Source code of charts:
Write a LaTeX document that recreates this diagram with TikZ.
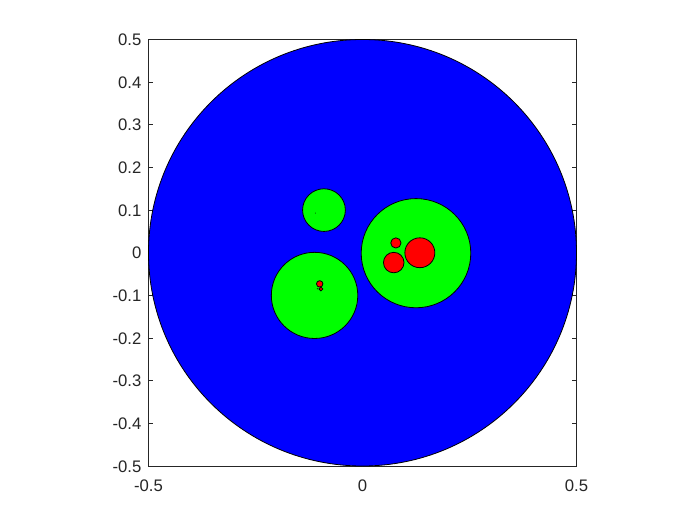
\documentclass[tikz,border=0pt]{standalone}
\usepackage{fontspec}
\setmainfont{Liberation Sans}
\definecolor{axgray}{RGB}{38,38,38}
\definecolor{mblue}{RGB}{0,0,255}
\definecolor{mgreen}{RGB}{0,255,0}
\definecolor{mred}{RGB}{255,0,0}
\tikzset{
  axisline/.style={draw=axgray, line width=0.8pt},
  ticklabel/.style={inner sep=0pt, text=axgray, font=\fontsize{16.7pt}{18pt}\selectfont},
  ylab/.style={ticklabel, anchor=base east, xshift=-7pt, yshift=-6pt},
  xlab/.style={ticklabel, anchor=base, yshift=-25.5pt},
  disc/.style={draw=black, line width=0.8pt}
}
\begin{document}
\begin{tikzpicture}[x=428pt,y=426.5pt]
\useasboundingbox[fill=white] (-0.84696,-0.63834) rectangle (0.78855,0.59262);
% ticks
\foreach \t in {-0.4,-0.3,-0.2,-0.1,0,0.1,0.2,0.3,0.4} {
  \draw[axisline] (-0.5,\t) -- ++(4.5pt,0);
  \draw[axisline] (0.5,\t) -- ++(-4.5pt,0);
}
\draw[axisline] (0,-0.5) -- ++(0,4.5pt);
\draw[axisline] (0,0.5) -- ++(0,-4.5pt);
% box
\draw[axisline] (-0.5,-0.5) rectangle (0.5,0.5);
% discs
\fill[mblue, disc] (0,0) circle[radius=0.5];
\fill[mgreen, disc] (-0.09,0.1) circle[radius=0.05];
\fill[mgreen, disc] (-0.112,-0.1) circle[radius=0.101];
\fill[mgreen, disc] (0.125,-0.001) circle[radius=0.128];
\fill[mred, disc] (0.134,0) circle[radius=0.035];
\fill[mred, disc] (0.078,0.023) circle[radius=0.012];
\fill[mred, disc] (0.073,-0.023) circle[radius=0.024];
\fill[mred, disc] (-0.100,-0.073) circle[radius=0.0075];
\fill[mred, disc] (-0.097,-0.085) circle[radius=0.0045];
\fill[black!70!green] (-0.105,-0.084) circle[radius=0.0018];
\fill[black!70!green] (-0.11,0.093) circle[radius=0.0012];
% tick labels
\foreach \t/\l in {0.5/0.5,0.4/0.4,0.3/0.3,0.2/0.2,0.1/0.1,0/0,-0.1/-0.1,-0.2/-0.2,-0.3/-0.3,-0.4/-0.4,-0.5/-0.5} {
  \node[ylab] (yl\l) at (-0.5,\t) {\l};
}
\node[xlab] (xlm) at (-0.5,-0.5) {-0.5};
\node[xlab] (xlz) at (0,-0.5) {0};
\node[xlab] (xlp) at (0.5,-0.5) {0.5};
\end{tikzpicture}
\end{document}
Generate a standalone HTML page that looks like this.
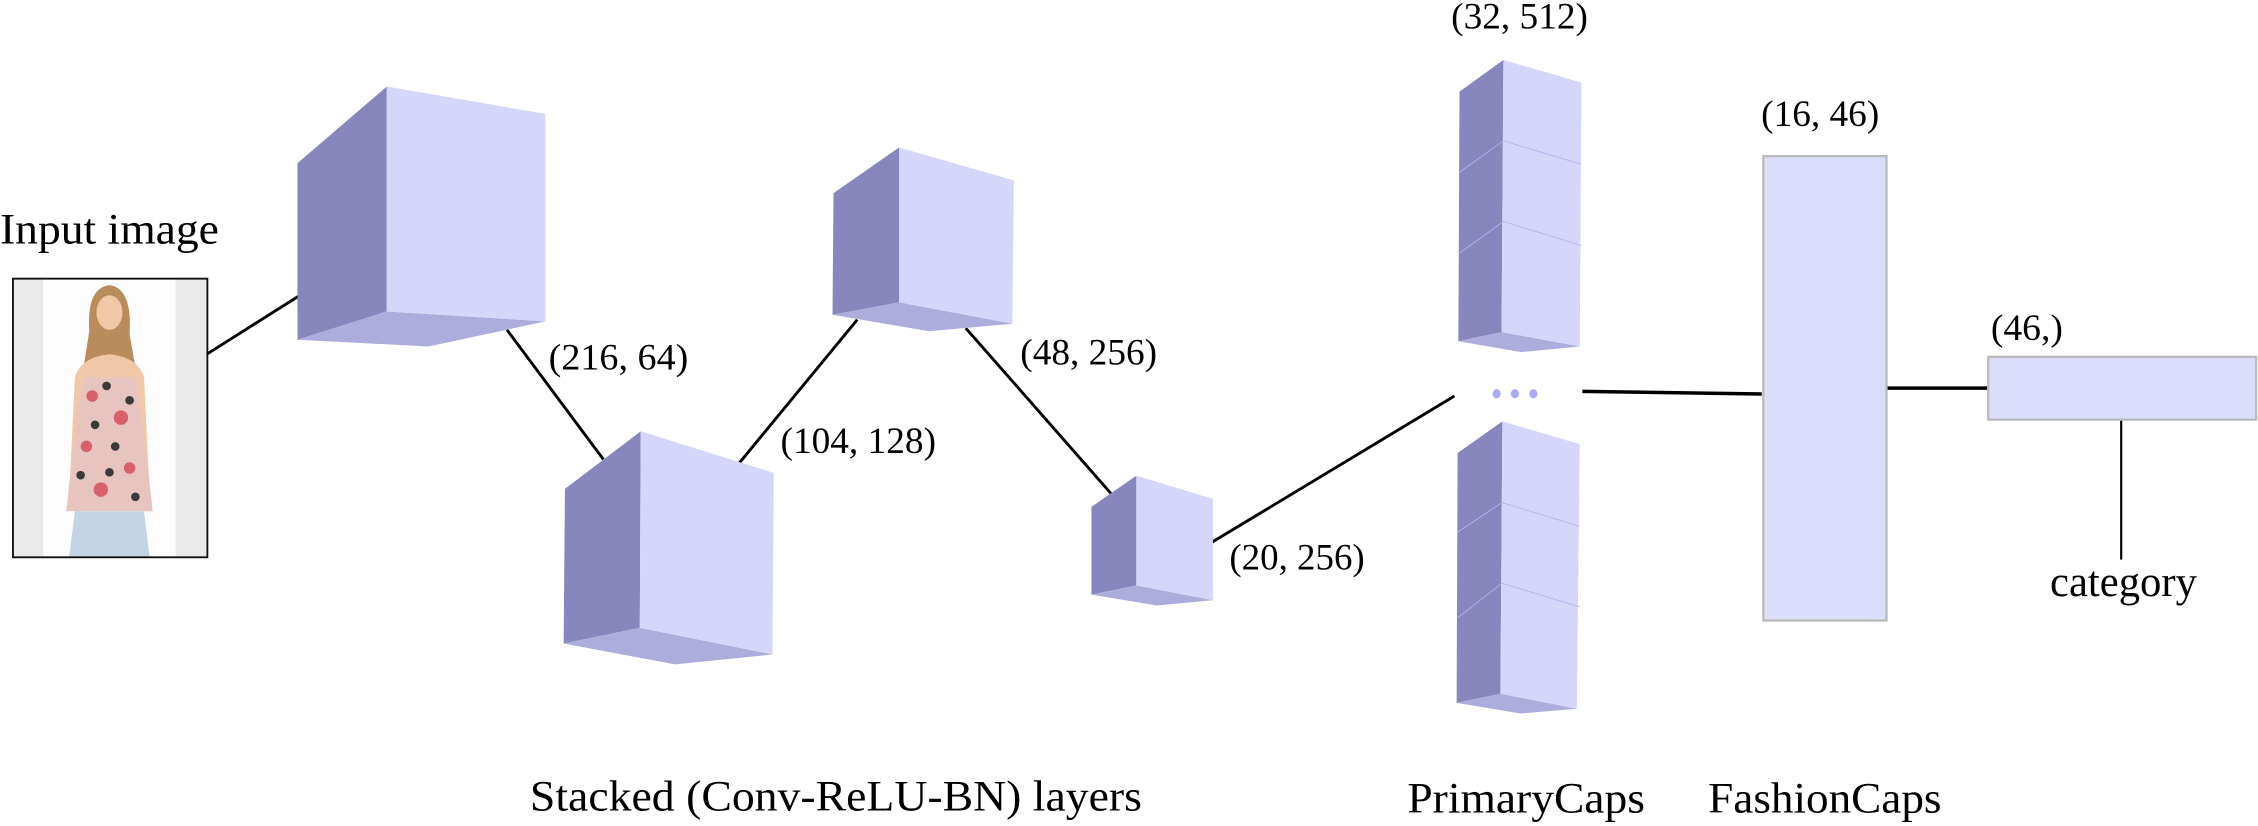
<!DOCTYPE html>
<html><head><meta charset="utf-8"><style>
html,body{margin:0;padding:0;background:#fff;overflow:hidden}
svg{display:block}
svg text{font-family:"Liberation Serif","Times New Roman",Times,serif !important;fill:#000}
</style></head><body>
<svg width="2258" height="826" viewBox="0 0 1568 573.6" preserveAspectRatio="none" xmlns="http://www.w3.org/2000/svg" font-family="Liberation Serif, Times New Roman, serif">
<rect width="1568" height="573.6" fill="#fff"/>

<g>
  <rect x="9" y="193.5" width="135" height="193.5" fill="#e9e9e9"/>
  <rect x="30" y="194" width="92" height="193" fill="#fdfdfd"/>
  <path d="M62,230 Q60,200 76,198 Q92,200 90,232 L94,255 L58,255 Z" fill="#b98c5c"/>
  <ellipse cx="76" cy="217" rx="9" ry="12" fill="#f0c8a8"/>
  <path d="M52,262 Q56,248 76,246 Q96,248 100,262 L104,345 L48,345 Z" fill="#f0c8a8"/>
  <path d="M58,262 L94,262 L100,300 L106,355 L46,355 L52,300 Z" fill="#e8c4c0"/>
  <g fill="#d8606a"><circle cx="64" cy="275" r="4"/><circle cx="84" cy="290" r="5"/><circle cx="60" cy="310" r="4"/><circle cx="90" cy="325" r="4"/><circle cx="70" cy="340" r="5"/></g>
  <g fill="#3a3a3a"><circle cx="74" cy="268" r="3"/><circle cx="90" cy="278" r="3"/><circle cx="66" cy="295" r="3"/><circle cx="80" cy="310" r="3"/><circle cx="56" cy="330" r="3"/><circle cx="94" cy="345" r="3"/><circle cx="76" cy="328" r="3"/></g>
  <path d="M52,355 L100,355 L104,387 L48,387 Z" fill="#c4d4e4"/>
  <rect x="9" y="193.5" width="135" height="193.5" fill="none" stroke="#111" stroke-width="1.3"/>
</g>
<text x="0" y="169" font-size="30" font-family="Liberation Serif, serif" textLength="152" lengthAdjust="spacingAndGlyphs">Input image</text>

<g stroke="#000" stroke-width="2" fill="none">
  <line x1="144" y1="245.7" x2="207" y2="205.9"/>
  <line x1="352" y1="229" x2="419" y2="319"/>
  <line x1="513.4" y1="321.5" x2="595.3" y2="222"/>
  <line x1="670.6" y1="227.8" x2="771.6" y2="342.8"/>
  <line x1="841.7" y1="376.5" x2="1010" y2="275"/>
  <line x1="1098.8" y1="271.8" x2="1223.4" y2="273.6" stroke-width="2.4"/>
  <line x1="1310" y1="269.5" x2="1380" y2="269.5" stroke-width="2.4"/>
  <line x1="1473" y1="292" x2="1473" y2="388.6" stroke-width="1.5"/>
</g>

<g>
  <polygon points="206.6,113.3 268.6,60.1 268.6,216.3 206.6,235.9" fill="#8787bd"/>
  <polygon points="268.6,60.1 378.7,79.1 378.7,223.2 268.6,216.3" fill="#d6d6fb"/>
  <polygon points="206.6,235.9 297.6,240.6 378.7,223.2 268.6,216.3" fill="#adaddd"/>
</g>
<g>
  <polygon points="392.3,339.5 444.9,299.5 444.3,436 391.4,446.9" fill="#8787bd"/>
  <polygon points="444.9,299.5 537.3,328.4 536.4,454.5 444.3,436" fill="#d6d6fb"/>
  <polygon points="391.4,446.9 468.8,461.4 536.4,454.5 444.3,436" fill="#adaddd"/>
</g>
<g>
  <polygon points="578.8,134.1 624.3,102.4 624.3,210 578.1,218.6" fill="#8787bd"/>
  <polygon points="624.3,102.4 704,125.3 703,224.8 624.3,210" fill="#d6d6fb"/>
  <polygon points="578.1,218.6 645,230 703,224.8 624.3,210" fill="#adaddd"/>
</g>
<g>
  <polygon points="757.9,352 789.1,330.3 789.1,406.6 757.9,412.9" fill="#8787bd"/>
  <polygon points="789.1,330.3 842.3,346.5 842.3,416.8 789.1,406.6" fill="#d6d6fb"/>
  <polygon points="757.9,412.9 803.5,420.5 842.3,416.8 789.1,406.6" fill="#adaddd"/>
</g>

<g>
  <polygon points="1013.5,63.6 1044,41.6 1042.7,230.6 1012.7,237" fill="#8787bd"/>
  <polygon points="1044,41.6 1098.2,57.4 1097,240.6 1042.7,230.6" fill="#d6d6fb"/>
  <polygon points="1012.7,237 1056.5,244.5 1097,240.6 1042.7,230.6" fill="#adaddd"/>
  <g stroke="#b4b4ee" stroke-width="0.6" fill="none">
    <polyline points="1013.5,119.6 1044,97.8 1098,114"/>
    <polyline points="1013.5,175.8 1044,153.8 1098,170.5"/>
  </g>
</g>
<g fill="#aaaaf4">
  <ellipse cx="1039.3" cy="273.4" rx="2.8" ry="3.2"/>
  <ellipse cx="1052" cy="273.4" rx="2.8" ry="3.2"/>
  <ellipse cx="1064.8" cy="273.4" rx="2.8" ry="3.2"/>
</g>
<g>
  <polygon points="1012.2,314.6 1043.3,292.6 1041.9,481.8 1011.5,488.1" fill="#8787bd"/>
  <polygon points="1043.3,292.6 1097,308.4 1095,492.2 1041.9,481.8" fill="#d6d6fb"/>
  <polygon points="1011.5,488.1 1055.9,495.5 1095,492.2 1041.9,481.8" fill="#adaddd"/>
  <g stroke="#b4b4ee" stroke-width="0.6" fill="none">
    <polyline points="1012,369.7 1043,349 1097,365.5"/>
    <polyline points="1012,429.1 1043,405 1097,421.5"/>
  </g>
</g>

<rect x="1224.5" y="108.4" width="85.5" height="322.5" fill="#dcdcfb" stroke="#bbbbbb" stroke-width="1.6"/>
<rect x="1380.7" y="247.8" width="186" height="43.6" fill="#dcdcfb" stroke="#bbbbbb" stroke-width="1.6"/>

<g font-size="26" font-family="Liberation Serif, serif">
  <text x="381" y="256.7" textLength="97" lengthAdjust="spacingAndGlyphs">(216, 64)</text>
  <text x="542" y="314.5" textLength="108" lengthAdjust="spacingAndGlyphs">(104, 128)</text>
  <text x="708.5" y="253" textLength="95" lengthAdjust="spacingAndGlyphs">(48, 256)</text>
  <text x="853.7" y="395.5" textLength="94" lengthAdjust="spacingAndGlyphs">(20, 256)</text>
  <text x="1007.7" y="19.7" textLength="95" lengthAdjust="spacingAndGlyphs">(32, 512)</text>
  <text x="1223" y="87.4" textLength="82" lengthAdjust="spacingAndGlyphs">(16, 46)</text>
  <text x="1382.5" y="236" textLength="50" lengthAdjust="spacingAndGlyphs">(46,)</text>
</g>

<g font-family="Liberation Serif, serif" font-size="30">
<text x="1423.6" y="414" textLength="102" lengthAdjust="spacingAndGlyphs">category</text>
<text x="368" y="563" textLength="425" lengthAdjust="spacingAndGlyphs">Stacked (Conv-ReLU-BN) layers</text>
<text x="977.3" y="564.4" textLength="165" lengthAdjust="spacingAndGlyphs">PrimaryCaps</text>
<text x="1186.2" y="564.4" textLength="162" lengthAdjust="spacingAndGlyphs">FashionCaps</text>
</g>
</svg>
</body></html>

## Exercise
In the data above, count the lines where the word "this" appears; reply with the number only.

## Completed task
2